## [What the task requires]
Reproduce the listing below character for character; drop every image.

## [Data section]
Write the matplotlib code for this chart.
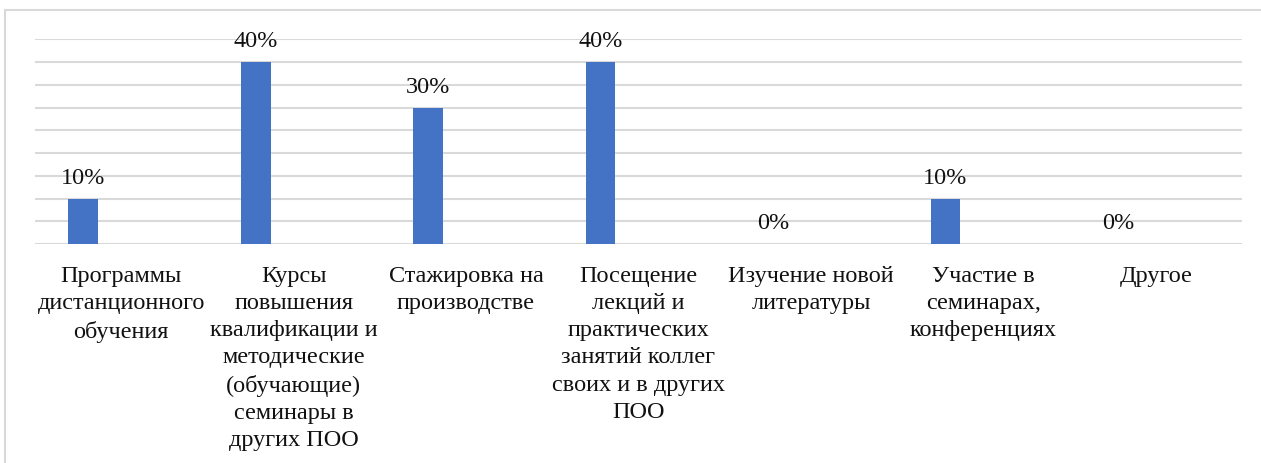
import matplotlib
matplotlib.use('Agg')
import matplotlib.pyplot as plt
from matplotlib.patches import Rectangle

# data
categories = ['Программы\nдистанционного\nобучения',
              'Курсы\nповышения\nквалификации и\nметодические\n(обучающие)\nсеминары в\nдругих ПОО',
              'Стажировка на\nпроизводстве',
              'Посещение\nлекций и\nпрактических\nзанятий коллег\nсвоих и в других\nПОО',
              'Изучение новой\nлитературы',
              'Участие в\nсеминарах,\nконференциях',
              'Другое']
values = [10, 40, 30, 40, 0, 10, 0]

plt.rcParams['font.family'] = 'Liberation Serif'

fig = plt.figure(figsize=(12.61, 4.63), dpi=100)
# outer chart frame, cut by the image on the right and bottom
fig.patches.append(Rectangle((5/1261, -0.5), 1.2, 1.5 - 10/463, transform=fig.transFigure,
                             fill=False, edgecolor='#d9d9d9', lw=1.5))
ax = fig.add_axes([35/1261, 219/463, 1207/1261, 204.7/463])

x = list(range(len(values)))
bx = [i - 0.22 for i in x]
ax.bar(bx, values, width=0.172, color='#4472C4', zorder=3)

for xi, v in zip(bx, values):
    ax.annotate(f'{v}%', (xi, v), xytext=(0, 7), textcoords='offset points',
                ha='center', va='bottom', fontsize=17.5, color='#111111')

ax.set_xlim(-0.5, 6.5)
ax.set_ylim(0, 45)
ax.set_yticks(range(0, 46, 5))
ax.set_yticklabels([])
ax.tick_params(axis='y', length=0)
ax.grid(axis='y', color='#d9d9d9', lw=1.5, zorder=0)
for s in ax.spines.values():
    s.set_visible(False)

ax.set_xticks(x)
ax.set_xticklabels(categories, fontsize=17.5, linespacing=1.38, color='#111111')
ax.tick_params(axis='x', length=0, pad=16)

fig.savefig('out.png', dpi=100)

## [Response to this exercise]
Write the matplotlib code for this chart.
import matplotlib
matplotlib.use('Agg')
import matplotlib.pyplot as plt
from matplotlib.patches import Rectangle

# data
categories = ['Программы\nдистанционного\nобучения',
              'Курсы\nповышения\nквалификации и\nметодические\n(обучающие)\nсеминары в\nдругих ПОО',
              'Стажировка на\nпроизводстве',
              'Посещение\nлекций и\nпрактических\nзанятий коллег\nсвоих и в других\nПОО',
              'Изучение новой\nлитературы',
              'Участие в\nсеминарах,\nконференциях',
              'Другое']
values = [10, 40, 30, 40, 0, 10, 0]

plt.rcParams['font.family'] = 'Liberation Serif'

fig = plt.figure(figsize=(12.61, 4.63), dpi=100)
# outer chart frame, cut by the image on the right and bottom
fig.patches.append(Rectangle((5/1261, -0.5), 1.2, 1.5 - 10/463, transform=fig.transFigure,
                             fill=False, edgecolor='#d9d9d9', lw=1.5))
ax = fig.add_axes([35/1261, 219/463, 1207/1261, 204.7/463])

x = list(range(len(values)))
bx = [i - 0.22 for i in x]
ax.bar(bx, values, width=0.172, color='#4472C4', zorder=3)

for xi, v in zip(bx, values):
    ax.annotate(f'{v}%', (xi, v), xytext=(0, 7), textcoords='offset points',
                ha='center', va='bottom', fontsize=17.5, color='#111111')

ax.set_xlim(-0.5, 6.5)
ax.set_ylim(0, 45)
ax.set_yticks(range(0, 46, 5))
ax.set_yticklabels([])
ax.tick_params(axis='y', length=0)
ax.grid(axis='y', color='#d9d9d9', lw=1.5, zorder=0)
for s in ax.spines.values():
    s.set_visible(False)

ax.set_xticks(x)
ax.set_xticklabels(categories, fontsize=17.5, linespacing=1.38, color='#111111')
ax.tick_params(axis='x', length=0, pad=16)

fig.savefig('out.png', dpi=100)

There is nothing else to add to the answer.